The European sensibility that runs through her cooking has personal roots. Her father, Austrian by birth, was the cook in the household — the kind who made everything from scratch, including breadcrumbs for the schnitzels. Meals were eaten together at the table. Food was not incidental; it was central.
She recently discovered through an uncle that her father had always dreamt of opening a restaurant. “You kind of feel like you’re living off his legacy… That’s something I never knew.”

While there is a section of the industry that insists fine dining has had its moment, that its era of dominance is drawing to a close, Schulze is unconvinced. “I love the crazy things you get to do with food,” she says. “It’s part of who I am.”
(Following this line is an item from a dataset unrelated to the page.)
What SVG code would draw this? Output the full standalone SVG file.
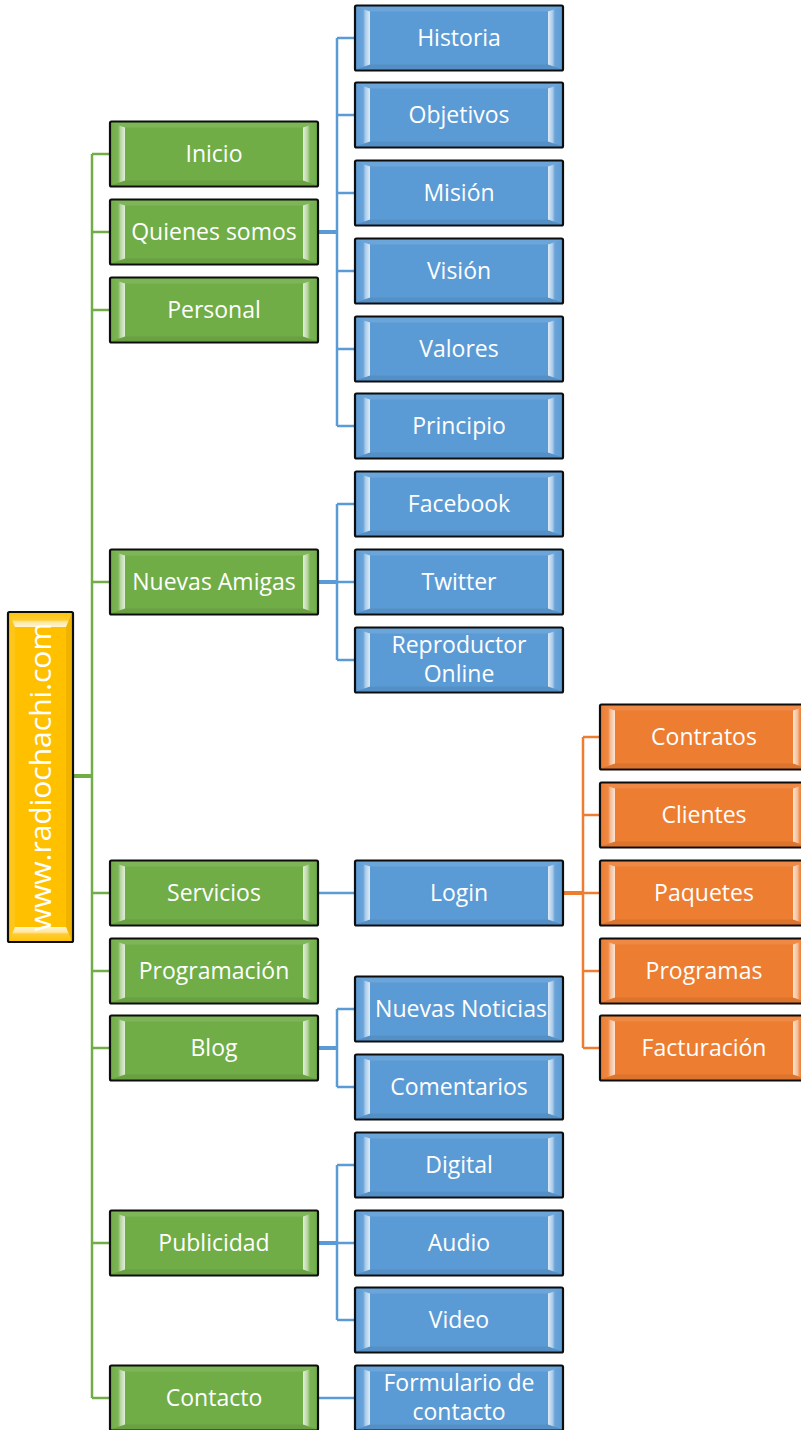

She also pushes back on the notion that young South African chefs must travel to Europe to truly learn their craft. If Michelin came to South Africa, she believes, there would be no shortage of three-star restaurants.
“Young chefs should stay in South Africa and learn … they don’t need to go to France to learn how to make the perfect croissant,” she says. A natural question is whether she would want to go out on her own at any point. “I just idolise [Dale Roberts] so much; I would never want to leave.”
As for her favourite part of cooking, it’s sauces. Always sauces. “With a sauce you can taste everything that’s gone into it. It’s like the frame of the dish.” She insists that the day Dale Roberts put her on the sauce section at The Test Kitchen was one of the best days of her life.
One of her dreams has always been to run one of Dale Roberts’ restaurants. Now that she is doing exactly that, the response is not complacency — it is forward momentum. “Every day I’m questioning. I’ll change cocktails, and I’ll change our seasonal menu, and he encourages me.”
A decade in, and Carla Schulze is certainly not resting in someone else’s shadow.